* start MATERIAL SHOWN *

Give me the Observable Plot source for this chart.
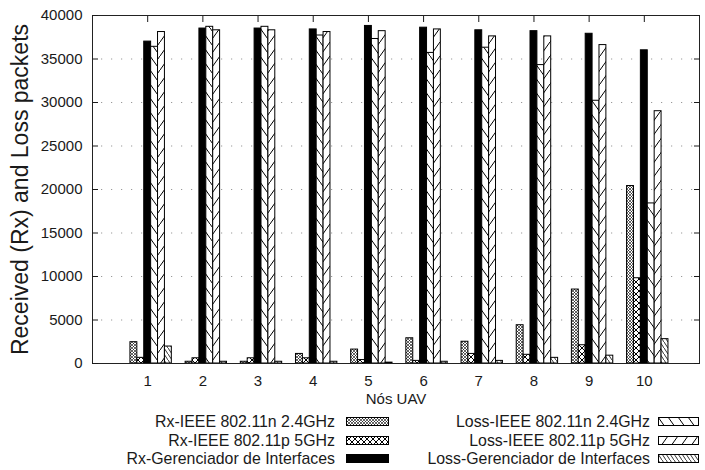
<!DOCTYPE html>
<html>
<head>
<meta charset="utf-8">
<script src="https://cdn.jsdelivr.net/npm/d3@7"></script>
<script src="https://cdn.jsdelivr.net/npm/@observablehq/plot@0.6"></script>
<style>
  body { margin: 0; background: #fff; font-family: "Liberation Sans", Arial, sans-serif; color: #1a1a1a; }
  #wrap { width: 705px; height: 470px; position: relative; overflow: hidden; }
  #chart svg { overflow: visible; }
  #legend { position: absolute; left: 0; top: 405px; width: 705px; height: 65px; font-size: 15.9px; }
  .item { position: absolute; height: 18px; line-height: 18px; white-space: nowrap; }
  .item span { position: absolute; right: 0; top: 0; }
</style>
</head>
<body>
<div id="wrap"><div id="chart"></div><div id="legend"></div></div>
<script>
// UAV nodes on the x axis
const nodes = [1, 2, 3, 4, 5, 6, 7, 8, 9, 10];

// Series names (legend order)
const seriesNames = [
  "Rx-IEEE 802.11n 2.4GHz",
  "Rx-IEEE 802.11p 5GHz",
  "Rx-Gerenciador de Interfaces",
  "Loss-IEEE 802.11n 2.4GHz",
  "Loss-IEEE 802.11p 5GHz",
  "Loss-Gerenciador de Interfaces"
];

// Packet counts per node
const rxN24   = [2450, 200, 200, 1100, 1600, 2900, 2500, 4400, 8500, 20400];
const rxP5    = [650, 600, 600, 600, 400, 300, 1100, 1000, 2100, 9800];
const rxGer   = [37000, 38500, 38500, 38400, 38800, 38600, 38300, 38200, 37900, 36000];
const lossN24 = [36400, 38700, 38700, 37700, 37300, 35700, 36300, 34300, 30200, 18400];
const lossP5  = [38100, 38300, 38300, 38100, 38200, 38400, 37600, 37600, 36600, 29000];
const lossGer = [1950, 200, 200, 200, 100, 200, 300, 650, 900, 2800];

const yTicks = [0, 5000, 10000, 15000, 20000, 25000, 30000, 35000, 40000];

const seriesValues = [rxN24, rxP5, rxGer, lossN24, lossP5, lossGer];
const patternIds = ["pRxN", "pRxP", "pRxG", "pLossN", "pLossP", "pLossG"];
const fills = patternIds.map(id => `url(#${id})`);

// Clustered histogram: 6 boxes per node, box width 1/8 of a node step
const boxW = 1 / 8;
const rows = [];
seriesNames.forEach((name, k) => {
  seriesValues[k].forEach((v, i) => {
    const x1 = nodes[i] + (k - 2.5) * boxW;
    rows.push({series: name, node: nodes[i], value: v, x1, x2: x1 + boxW});
  });
});

const blank = () => "";
const plain = d => String(d);

const chart = Plot.plot({
  width: 705,
  height: 405,
  marginLeft: 92,
  marginRight: 6,
  marginTop: 15,
  marginBottom: 42,
  style: {fontFamily: "'Liberation Sans', Arial, sans-serif", fontSize: "15px", color: "#1a1a1a", background: "#fff"},
  x: {domain: [0, 11]},
  y: {domain: [0, 40000]},
  color: {domain: seriesNames, range: fills},
  marks: [
    Plot.ruleY(yTicks.slice(1, -1), {stroke: "#9a9a9a", strokeWidth: 1.2, strokeDasharray: "1.2,8.8", strokeDashoffset: -9}),
    Plot.rectY(rows, {x1: "x1", x2: "x2", y1: 0, y2: "value", fill: "series", stroke: "#000", strokeWidth: 1}),
    Plot.frame({stroke: "#222"}),
    Plot.axisY(yTicks, {anchor: "left", tickSize: 0, tickPadding: 10, fontSize: 15, tickFormat: plain,
      label: "Received (Rx) and Loss packets", labelAnchor: "center", labelOffset: 81, labelArrow: "none"}),
    Plot.axisY(yTicks, {anchor: "left", tickSize: -6, tickFormat: blank, label: null}),
    Plot.axisY(yTicks, {anchor: "right", tickSize: -6, tickFormat: blank, label: null}),
    Plot.axisX(nodes, {anchor: "bottom", tickSize: 0, tickPadding: 12, tickFormat: plain, fontSize: 15,
      label: "Nós UAV", labelAnchor: "center", labelOffset: 40, labelArrow: "none"}),
    Plot.axisX(nodes, {anchor: "top", tickSize: -6, tickFormat: blank, label: null})
  ]
});

// Fill patterns for the six series
const svg = d3.select(chart);
const defs = svg.insert("defs", ":first-child");
function pattern(id, w, h, draw) {
  const p = defs.append("pattern").attr("id", id).attr("patternUnits", "userSpaceOnUse")
    .attr("width", w).attr("height", h);
  p.append("rect").attr("width", w).attr("height", h).attr("fill", "#fff");
  draw(p, w, h);
}
const line = (p, x1, y1, x2, y2, sw) => p.append("line").attr("x1", x1).attr("y1", y1)
  .attr("x2", x2).attr("y2", y2).attr("stroke", "#000").attr("stroke-width", sw);
// fine crosshatch
pattern("pRxN", 3, 3, (p, w, h) => { line(p, 0, 0, w, h, 0.6); line(p, 0, h, w, 0, 0.6); });
// coarse crosshatch
pattern("pRxP", 6, 6, (p, w, h) => { line(p, 0, 0, w, h, 1); line(p, 0, h, w, 0, 1); });
// solid
pattern("pRxG", 4, 4, (p) => { p.select("rect").attr("fill", "#000"); });
// wide backslash hatching
pattern("pLossN", 10, 14, (p, w, h) => { line(p, -2, -2.8, w + 2, h + 2.8, 1); });
// wide slash hatching
pattern("pLossP", 10, 14, (p, w, h) => { line(p, -2, h + 2.8, w + 2, -2.8, 1); });
// dense backslash hatching
pattern("pLossG", 4, 6, (p, w, h) => { line(p, -1, -1.5, w + 1, h + 1.5, 0.8); });

// Larger axis title on the y axis
svg.selectAll('g[aria-label="y-axis label"] text').attr("font-size", 23);

document.getElementById("chart").appendChild(chart);

// Two-column legend below the plot
const legend = d3.select("#legend");
const cols = [
  {textRight: 335, swX: 346, swW: 42},
  {textRight: 650, swX: 658, swW: 40}
];
seriesNames.forEach((name, k) => {
  const c = cols[Math.floor(k / 3)];
  const r = k % 3;
  const top = 8 + r * 18.5;
  legend.append("div").attr("class", "item")
    .style("left", "0px").style("width", c.textRight + "px").style("top", top + "px")
    .append("span").text(name);
  const sw = legend.append("svg").attr("width", c.swW + 2).attr("height", 10)
    .style("position", "absolute").style("left", c.swX + "px").style("top", (top + 4) + "px");
  sw.append("rect").attr("x", 0.5).attr("y", 0.5).attr("width", c.swW).attr("height", 8)
    .attr("fill", fills[k]).attr("stroke", "#000");
});
</script>
</body>
</html>
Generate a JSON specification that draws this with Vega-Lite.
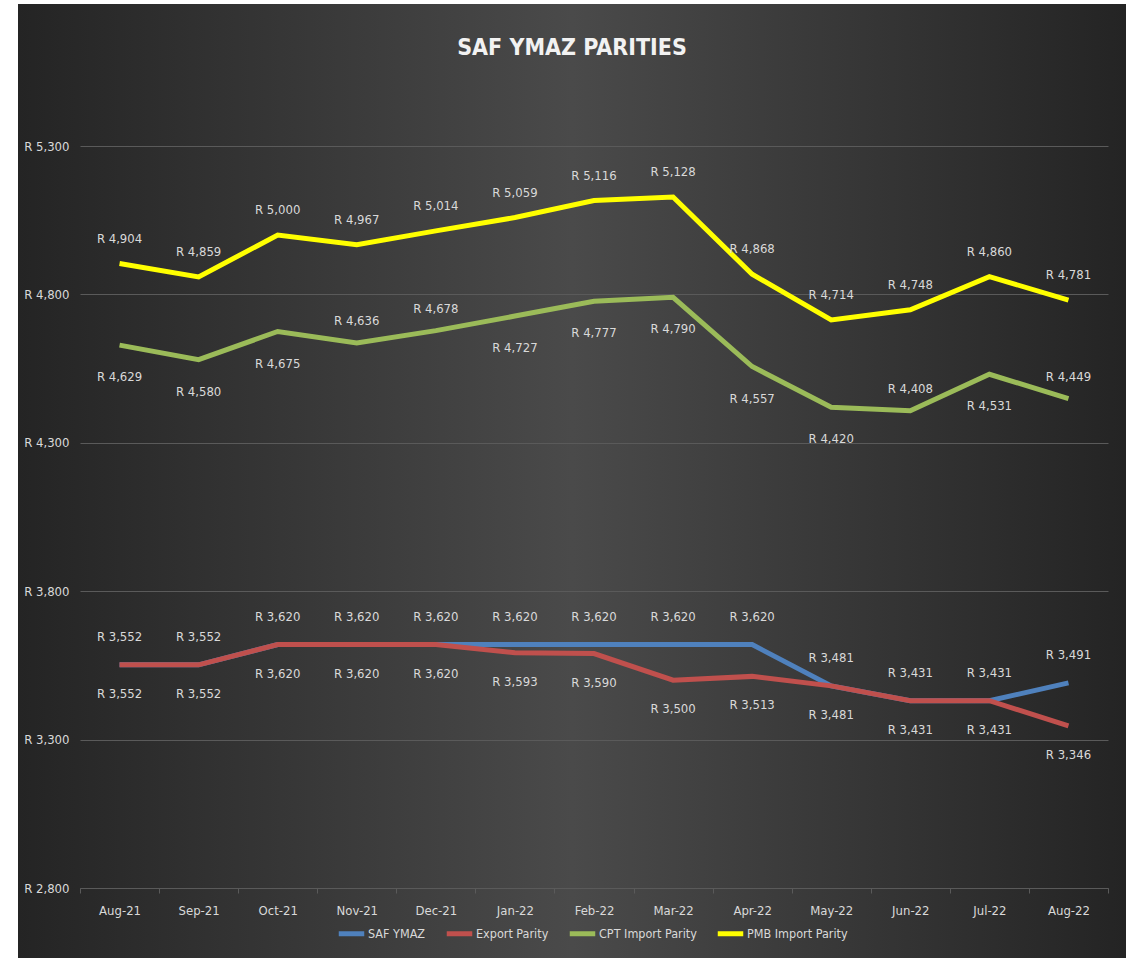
{
  "$schema": "https://vega.github.io/schema/vega-lite/v6.json",
  "width": 1108,
  "height": 954,
  "autosize": {"type": "none"},
  "padding": {"left": 18, "top": 4, "right": 5, "bottom": 0},
  "background": "#ffffff",
  "config": {
    "view": {"stroke": null, "fill": {"gradient": "linear", "x1": 0, "y1": 0, "x2": 1, "y2": 0, "stops": [{"offset": 0, "color": "#242424"}, {"offset": 0.5, "color": "#4a4a4a"}, {"offset": 1, "color": "#242424"}]}},
    "font": "DejaVu Sans Condensed, Liberation Sans Narrow, sans-serif",
    "locale": {"number": {"decimal": ".", "thousands": ",", "grouping": [3], "currency": ["R ", ""]}},
    "legend": {
      "orient": "none", "legendX": 318, "legendY": 914, "direction": "horizontal",
      "title": null, "labelColor": "#d9d9d9", "labelFontSize": 12.5, "labelOffset": 1,
      "columnPadding": 10, "symbolType": "stroke", "symbolStrokeWidth": 5, "symbolSize": 650
    }
  },
  "title": {"text": "SAF YMAZ PARITIES", "color": "#f2f2f2", "fontSize": 23, "fontWeight": "bold", "anchor": "middle", "frame": "group", "orient": "top", "offset": -56},
  "data": {"values": [
    {"month": "Aug-21", "SAF YMAZ": 3552, "Export Parity": 3552, "CPT Import Parity": 4629, "PMB Import Parity": 4904},
    {"month": "Sep-21", "SAF YMAZ": 3552, "Export Parity": 3552, "CPT Import Parity": 4580, "PMB Import Parity": 4859},
    {"month": "Oct-21", "SAF YMAZ": 3620, "Export Parity": 3620, "CPT Import Parity": 4675, "PMB Import Parity": 5000},
    {"month": "Nov-21", "SAF YMAZ": 3620, "Export Parity": 3620, "CPT Import Parity": 4636, "PMB Import Parity": 4967},
    {"month": "Dec-21", "SAF YMAZ": 3620, "Export Parity": 3620, "CPT Import Parity": 4678, "PMB Import Parity": 5014},
    {"month": "Jan-22", "SAF YMAZ": 3620, "Export Parity": 3593, "CPT Import Parity": 4727, "PMB Import Parity": 5059},
    {"month": "Feb-22", "SAF YMAZ": 3620, "Export Parity": 3590, "CPT Import Parity": 4777, "PMB Import Parity": 5116},
    {"month": "Mar-22", "SAF YMAZ": 3620, "Export Parity": 3500, "CPT Import Parity": 4790, "PMB Import Parity": 5128},
    {"month": "Apr-22", "SAF YMAZ": 3620, "Export Parity": 3513, "CPT Import Parity": 4557, "PMB Import Parity": 4868},
    {"month": "May-22", "SAF YMAZ": 3481, "Export Parity": 3481, "CPT Import Parity": 4420, "PMB Import Parity": 4714},
    {"month": "Jun-22", "SAF YMAZ": 3431, "Export Parity": 3431, "CPT Import Parity": 4408, "PMB Import Parity": 4748},
    {"month": "Jul-22", "SAF YMAZ": 3431, "Export Parity": 3431, "CPT Import Parity": 4531, "PMB Import Parity": 4860},
    {"month": "Aug-22", "SAF YMAZ": 3491, "Export Parity": 3346, "CPT Import Parity": 4449, "PMB Import Parity": 4781}
  ]},
  "transform": [{"fold": ["SAF YMAZ", "Export Parity", "CPT Import Parity", "PMB Import Parity"], "as": ["series", "value"]}],
  "encoding": {
    "x": {"field": "month", "type": "ordinal", "sort": null,
      "scale": {"type": "band", "paddingInner": 0, "paddingOuter": 0, "range": [62, 1090]},
      "axis": {"title": null, "labelAngle": 0, "labelColor": "#d9d9d9", "labelFontSize": 13, "domainColor": "#5a5a5a", "tickColor": "#5a5a5a", "tickSize": 5, "tickBand": "extent", "offset": -70, "labelPadding": 11, "grid": false}},
    "y": {"field": "value", "type": "quantitative",
      "scale": {"domain": [2800, 5300], "range": [884, 142], "zero": false, "nice": false},
      "axis": {"title": null, "values": [2800, 3300, 3800, 4300, 4800, 5300], "format": "$,.0f", "labelColor": "#d9d9d9", "labelFontSize": 13, "ticks": false, "domain": false, "grid": true, "gridColor": "#5a5a5a", "gridWidth": 1, "offset": -62, "labelPadding": 11}}
  },
  "layer": [
    {"mark": {"type": "line", "strokeWidth": 5},
     "encoding": {"color": {"field": "series", "type": "nominal",
        "scale": {"domain": ["SAF YMAZ", "Export Parity", "CPT Import Parity", "PMB Import Parity"], "range": ["#4f81bd", "#c0504d", "#9bbb59", "#ffff00"]}}}},
    {"transform": [{"filter": "datum.series === 'PMB Import Parity'"}],
     "mark": {"type": "text", "dy": -25, "fontSize": 13, "color": "#d9d9d9", "baseline": "middle"},
     "encoding": {"text": {"field": "value", "type": "quantitative", "format": "$,.0f"}}},
    {"transform": [{"filter": "datum.series === 'CPT Import Parity' && indexof(['Nov-21','Dec-21','Jun-22','Aug-22'], datum.month) < 0"}],
     "mark": {"type": "text", "dy": 32, "fontSize": 13, "color": "#d9d9d9", "baseline": "middle"},
     "encoding": {"text": {"field": "value", "type": "quantitative", "format": "$,.0f"}}},
    {"transform": [{"filter": "datum.series === 'CPT Import Parity' && indexof(['Nov-21','Dec-21','Jun-22','Aug-22'], datum.month) >= 0"}],
     "mark": {"type": "text", "dy": -22, "fontSize": 13, "color": "#d9d9d9", "baseline": "middle"},
     "encoding": {"text": {"field": "value", "type": "quantitative", "format": "$,.0f"}}},
    {"transform": [{"filter": "datum.series === 'SAF YMAZ'"}],
     "mark": {"type": "text", "dy": -28, "fontSize": 13, "color": "#d9d9d9", "baseline": "middle"},
     "encoding": {"text": {"field": "value", "type": "quantitative", "format": "$,.0f"}}},
    {"transform": [{"filter": "datum.series === 'Export Parity'"}],
     "mark": {"type": "text", "dy": 29, "fontSize": 13, "color": "#d9d9d9", "baseline": "middle"},
     "encoding": {"text": {"field": "value", "type": "quantitative", "format": "$,.0f"}}}
  ]
}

* end MATERIAL SHOWN *

**TASK BRIEF:** Reproduce exactly the run of lines that opens the listing and closes with the line holding "30000, 35000, 40000];". Pictures are excluded.

**ANSWER TO THE TASK:**
Give me the Observable Plot source for this chart.
<!DOCTYPE html>
<html>
<head>
<meta charset="utf-8">
<script src="https://cdn.jsdelivr.net/npm/d3@7"></script>
<script src="https://cdn.jsdelivr.net/npm/@observablehq/plot@0.6"></script>
<style>
  body { margin: 0; background: #fff; font-family: "Liberation Sans", Arial, sans-serif; color: #1a1a1a; }
  #wrap { width: 705px; height: 470px; position: relative; overflow: hidden; }
  #chart svg { overflow: visible; }
  #legend { position: absolute; left: 0; top: 405px; width: 705px; height: 65px; font-size: 15.9px; }
  .item { position: absolute; height: 18px; line-height: 18px; white-space: nowrap; }
  .item span { position: absolute; right: 0; top: 0; }
</style>
</head>
<body>
<div id="wrap"><div id="chart"></div><div id="legend"></div></div>
<script>
// UAV nodes on the x axis
const nodes = [1, 2, 3, 4, 5, 6, 7, 8, 9, 10];

// Series names (legend order)
const seriesNames = [
  "Rx-IEEE 802.11n 2.4GHz",
  "Rx-IEEE 802.11p 5GHz",
  "Rx-Gerenciador de Interfaces",
  "Loss-IEEE 802.11n 2.4GHz",
  "Loss-IEEE 802.11p 5GHz",
  "Loss-Gerenciador de Interfaces"
];

// Packet counts per node
const rxN24   = [2450, 200, 200, 1100, 1600, 2900, 2500, 4400, 8500, 20400];
const rxP5    = [650, 600, 600, 600, 400, 300, 1100, 1000, 2100, 9800];
const rxGer   = [37000, 38500, 38500, 38400, 38800, 38600, 38300, 38200, 37900, 36000];
const lossN24 = [36400, 38700, 38700, 37700, 37300, 35700, 36300, 34300, 30200, 18400];
const lossP5  = [38100, 38300, 38300, 38100, 38200, 38400, 37600, 37600, 36600, 29000];
const lossGer = [1950, 200, 200, 200, 100, 200, 300, 650, 900, 2800];

const yTicks = [0, 5000, 10000, 15000, 20000, 25000, 30000, 35000, 40000];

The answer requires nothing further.